Moreover, as submitted by the learned counsel for the assessee, the major amount of profit earned by the assessee company to the extent of Rs. 8.38 crores was earned from F & 0 transactions and the fact that jobbers for such transaction are paid charges to the extent of 50% of the profit as per the prevailing market practice further shows that the performance bonus paid by the assessee company to the director which is about 55% of the profit is fair and reasonable. As noted by the Assessing Officer at page No.5 of the assessment orders similar performance bonus of Rs. 5 crores was paid to the director in the immediately succeeding year against the profit of Rs. 9.40 crores and the same being 53% of the profits further shows that payment of performance bonus at 55% of the profits in the year under consideration was fair and reasonable and it was certainly not the decision taken as an after thought to avoid payment of distribution tax. While making the disallowance out of performance bonus, the A.O. has invoked the provisions of section 4OA(2)(a). It is settled position of law that for making a disallowance by invoking the provisions of section 40A(2)(a), the onus Is on the department to show that the payment of expenditure made by the assessee which is sought to be disallowed is excessive and unreasonable. In the present case, noting has been brought on record by the A.O. to show that the performance bonus of Rs.8.5 crores paid by the assessee company to its director was excessive and unreasonable and therefore, the onus that lay on the department to justify the disallowance made by invoking the provisions of section 40A(2)(a) was not discharged. As such considering all the facts, and circumstances of the case, we are of the view that the disallowance made by the Assessing Officer out of performance bonus paid to the director to the extent of Rs. 4.25 crores and confirmed by the learned CIT(A) is not sustainable. In that view of the matter, we delete the said disallowance and allow ground Nos. 3 and 4 of the assessee's appeal.”

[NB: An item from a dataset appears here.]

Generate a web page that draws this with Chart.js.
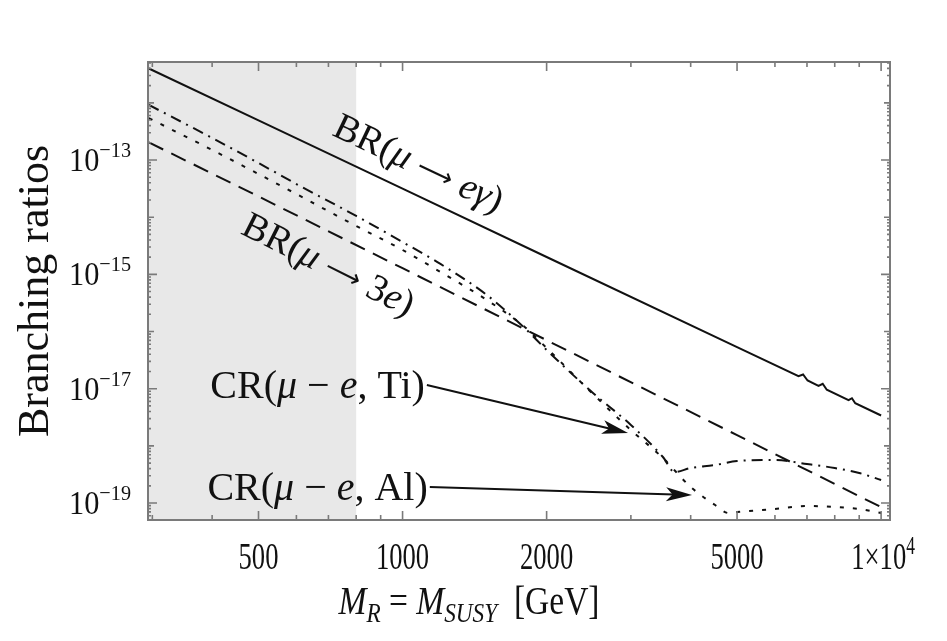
<!DOCTYPE html>
<html>
<head>
<meta charset="utf-8">
<script src="https://cdn.jsdelivr.net/npm/chart.js@4.4.0/dist/chart.umd.min.js"></script>
<style>
  html, body { margin: 0; padding: 0; background: #fff; }
  canvas { display: block; }
</style>
</head>
<body>
<canvas id="brChart" width="947" height="641"></canvas>
<script>
const cvsBR = document.getElementById("brChart");

// M_R = M_SUSY (GeV) e valores
const massEg = [295, 500, 1000, 2000, 5000, 6720, 6870, 7020, 7400, 7550, 7700, 8550, 8690, 8830, 10000];
const brEg   = [3.99e-12, 4.92e-13, 3.15e-14, 2.01e-15, 5.32e-17, 1.65e-17, 1.77e-17, 1.39e-17,
                1.12e-17, 1.22e-17, 9.59e-18, 6.33e-18, 6.82e-18, 5.57e-18, 3.40e-18];

const mass3e = [295, 500, 1000, 2000, 5000, 10000];
const br3e   = [2.03e-13, 2.31e-14, 1.28e-15, 7.05e-17, 1.54e-18, 8.48e-20];

const massTi = [295, 400, 500, 600, 800, 1000, 1200, 1500, 1800, 2000, 2500, 3000, 3500, 3700,
                4000, 4500, 5000, 6000, 7000, 8000, 9000, 10000];
const crTi   = [9.2e-13, 2.43e-13, 8.86e-14, 3.80e-14, 1.05e-14, 3.68e-15, 1.52e-15, 4.35e-16,
                1.15e-16, 4.75e-17, 8.40e-18, 2.32e-18, 6.38e-19, 3.49e-19, 4.10e-19, 4.62e-19,
                5.43e-19, 5.65e-19, 4.82e-19, 4.10e-19, 3.35e-19, 2.53e-19];

const massAl = [295, 400, 500, 600, 800, 1000, 1200, 1500, 1800, 2000, 2500, 3000, 3500, 4000,
                4500, 4800, 5000, 6000, 7000, 8000, 9000, 10000];
const crAl   = [5.4e-13, 1.50e-13, 5.69e-14, 2.54e-14, 7.01e-15, 2.67e-15, 1.10e-15, 3.56e-16,
                1.20e-16, 5.15e-17, 8.07e-18, 1.89e-18, 6.12e-19, 1.91e-19, 9.23e-20, 6.69e-20,
                6.97e-20, 7.86e-20, 8.87e-20, 8.52e-20, 7.86e-20, 6.69e-20];

// eixos
const xMin = 293.8, xMax = 10437;
const yMin = 5.05e-20, yMax = 5.18e-12;
const shadeUntil = 800; // região excluída (cinza)
const xMajor = [500, 1000, 2000, 5000, 10000];
const xLabels = ["500", "1000", "2000", "5000", "1×10"];
const xMinor = [300, 400, 600, 700, 800, 900, 3000, 4000, 6000, 7000, 8000, 9000];
const yLabelExp = [-13, -15, -17, -19];

// setas: [M início, valor início, M fim, valor fim]
const arrowTi = [1124, 1.16e-17, 2959, 1.68e-18];
const arrowAl = [1140, 1.91e-19, 4026, 1.38e-19];

const SERIF = '"Liberation Serif", "DejaVu Serif", serif';
const rm = (s) => `${s}px ${SERIF}`;
const it = (s) => `italic ${s}px ${SERIF}`;
const arw = (s) => `${s}px "DejaVu Sans", sans-serif`;

const pts = (xs, ys) => xs.map((x, i) => ({ x, y: ys[i] }));

// texto com partes (itálico, subscrito, sobrescrito)
function richText(ctx, parts, x, y, opts) {
  const { align = "left", sx = 1, angle = 0 } = opts || {};
  ctx.save();
  ctx.translate(x, y);
  ctx.rotate(angle);
  ctx.scale(sx, 1);
  ctx.textAlign = "left";
  ctx.textBaseline = "alphabetic";
  ctx.fillStyle = "#111";
  let w = 0;
  parts.forEach((p) => { ctx.font = p.font; p.w = ctx.measureText(p.t).width; w += p.w; });
  let cx = align === "center" ? -w / 2 : align === "right" ? -w : 0;
  parts.forEach((p) => { ctx.font = p.font; ctx.fillText(p.t, cx, p.dy || 0); cx += p.w; });
  ctx.restore();
}

function drawArrow(ctx, x0, y0, x1, y1) {
  const a = Math.atan2(y1 - y0, x1 - x0);
  const c = Math.cos(a), s = Math.sin(a);
  const L = 26, W = 7;
  ctx.beginPath();
  ctx.moveTo(x0, y0);
  ctx.lineTo(x1 - L * 0.7 * c, y1 - L * 0.7 * s);
  ctx.stroke();
  ctx.beginPath();
  ctx.moveTo(x1, y1);
  ctx.lineTo(x1 - L * c + W * s, y1 - L * s - W * c);
  ctx.lineTo(x1 - L * 0.75 * c, y1 - L * 0.75 * s);
  ctx.lineTo(x1 - L * c - W * s, y1 - L * s + W * c);
  ctx.closePath();
  ctx.fill();
}

function brLabel(tail) {
  return [
    { t: "BR(", font: rm(38) },
    { t: "μ", font: it(38) },
    { t: " ", font: rm(38) },
    { t: "⟶", font: arw(26), dy: -2 },
    { t: " ", font: rm(38) },
    ...tail,
    { t: ")", font: rm(38) },
  ];
}

// Plugin → faixa cinza, moldura com ticks para dentro, rótulos
const frameTicks = {
  id: "frameTicks",
  beforeDatasetsDraw(chart) {
    const { ctx, chartArea: a, scales: { x } } = chart;
    ctx.save();
    ctx.fillStyle = "#e8e8e8";
    ctx.fillRect(a.left, a.top, x.getPixelForValue(shadeUntil) - a.left, a.bottom - a.top);
    ctx.restore();
  },
  afterDatasetsDraw(chart) {
    const { ctx, chartArea: a, scales: { x, y } } = chart;
    ctx.save();
    ctx.strokeStyle = "#7a7a7a";
    ctx.lineWidth = 1.6;

    const xTick = (v, len) => {
      const px = x.getPixelForValue(v);
      ctx.beginPath();
      ctx.moveTo(px, a.bottom); ctx.lineTo(px, a.bottom - len);
      ctx.moveTo(px, a.top); ctx.lineTo(px, a.top + len);
      ctx.stroke();
    };
    const yTick = (v, len) => {
      const py = y.getPixelForValue(v);
      ctx.beginPath();
      ctx.moveTo(a.left, py); ctx.lineTo(a.left + len, py);
      ctx.moveTo(a.right, py); ctx.lineTo(a.right - len, py);
      ctx.stroke();
    };
    xMajor.forEach((v) => xTick(v, 9));
    xMinor.forEach((v) => xTick(v, 5));
    for (let e = -20; e <= -12; e++) {
      for (let m = 1; m <= 9; m++) {
        const v = m * Math.pow(10, e);
        if (v < yMin || v > yMax) continue;
        yTick(v, m === 1 ? (yLabelExp.includes(e) ? 9 : 6) : 3);
      }
    }

    ctx.lineWidth = 2;
    ctx.strokeRect(a.left, a.top, a.right - a.left, a.bottom - a.top);
    ctx.restore();

    // rótulos eixo x
    xMajor.forEach((v, i) => {
      const px = x.getPixelForValue(v);
      const parts = [{ t: xLabels[i], font: rm(38) }];
      if (v === 10000) parts.push({ t: "4", font: rm(25), dy: -15 });
      richText(ctx, parts, px + (v === 10000 ? 2 : 0), 569, { align: "center", sx: 0.7 });
    });
    // rótulos eixo y
    yLabelExp.forEach((e) => {
      const py = y.getPixelForValue(Math.pow(10, e));
      richText(ctx, [
        { t: "10", font: rm(33) },
        { t: "−" + String(-e), font: rm(22), dy: -14 },
      ], 131, py + 11, { align: "right", sx: 0.92 });
    });

    // títulos dos eixos
    richText(ctx, [{ t: "Branching ratios", font: rm(44) }], 48, 291,
      { align: "center", angle: -Math.PI / 2 });
    richText(ctx, [
      { t: "M", font: it(39) },
      { t: "R", font: it(27), dy: 8 },
      { t: " = ", font: rm(39) },
      { t: "M", font: it(39) },
      { t: "SUSY", font: it(27), dy: 8 },
      { t: "  [GeV]", font: rm(39) },
    ], 469, 614, { align: "center", sx: 0.86 });
  },
  afterDraw(chart) {
    const { ctx, scales: { x, y } } = chart;
    ctx.save();
    ctx.strokeStyle = "#111";
    ctx.fillStyle = "#111";
    ctx.lineWidth = 2;
    const P = (m, v) => [x.getPixelForValue(m), y.getPixelForValue(v)];

    [[arrowTi, "Ti"], [arrowAl, "Al"]].forEach(([arr, el]) => {
      const [x0, y0] = P(arr[0], arr[1]);
      const [x1, y1] = P(arr[2], arr[3]);
      drawArrow(ctx, x0, y0, x1, y1);
      richText(ctx, [
        { t: "CR(", font: rm(40) },
        { t: "μ", font: it(40) },
        { t: " − ", font: rm(40) },
        { t: "e", font: it(40) },
        { t: ", " + el + ")", font: rm(40) },
      ], x0 - 2, y0 + 13, { align: "right" });
    });

    const [ex, ey] = P(1055, 5.7e-14);
    richText(ctx, brLabel([{ t: "eγ", font: it(38) }]), ex, ey,
      { align: "center", angle: Math.atan(0.474) });

    const [tx, ty] = P(683, 9.73e-16);
    richText(ctx, brLabel([{ t: "3", font: rm(38) }, { t: "e", font: it(38) }]), tx, ty,
      { align: "center", angle: Math.atan(0.5) });
    ctx.restore();
  },
};

new Chart(cvsBR, {
  type: "line",
  plugins: [frameTicks],
  data: {
    datasets: [
      {
        label: "BR(μ → eγ)",
        data: pts(massEg, brEg),
        borderColor: "#111",
        borderWidth: 2,
        pointRadius: 0,
      },
      {
        label: "BR(μ → 3e)",
        data: pts(mass3e, br3e),
        borderColor: "#111",
        borderWidth: 2,
        borderDash: [16, 9],
        pointRadius: 0,
      },
      {
        label: "CR(μ − e, Ti)",
        data: pts(massTi, crTi),
        borderColor: "#111",
        borderWidth: 2,
        borderDash: [11, 6, 2, 6],
        cubicInterpolationMode: "monotone",
        pointRadius: 0,
      },
      {
        label: "CR(μ − e, Al)",
        data: pts(massAl, crAl),
        borderColor: "#111",
        borderWidth: 2,
        borderDash: [4, 9],
        cubicInterpolationMode: "monotone",
        pointRadius: 0,
      },
    ],
  },
  options: {
    responsive: false,
    animation: false,
    devicePixelRatio: 1,
    layout: { padding: { left: 148, right: 57, top: 62, bottom: 121 } },
    scales: {
      x: { type: "logarithmic", min: xMin, max: xMax, display: false },
      y: { type: "logarithmic", min: yMin, max: yMax, display: false },
    },
    plugins: {
      legend: { display: false },
      tooltip: { enabled: false },
    },
  },
});
</script>
</body>
</html>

We have noted, Ld. CIT(A) has given a factual finding that in the impugned AY, the AO has not established that the payment of performance bonus to the Director is unreasonable to enable the appellate authorities to take a different view.
Before us, also the department has not brought any material to demonstrate that the facts relating to the disallowance of performance bonus in the year under consideration is in any way different from the AY 2008-09.
That being the factual position, respectfully following the decision of the Co- ordinate Bench in assessee’s own case for the AY 2008-09 as referred to above, we uphold the order of CIT(A) by dismissing the ground raised.
In the result, assessee’s appeal is partly allowed and the Department’s appeal is dismissed.
Order pronounced in the open court on this 23rd day of September, 2016.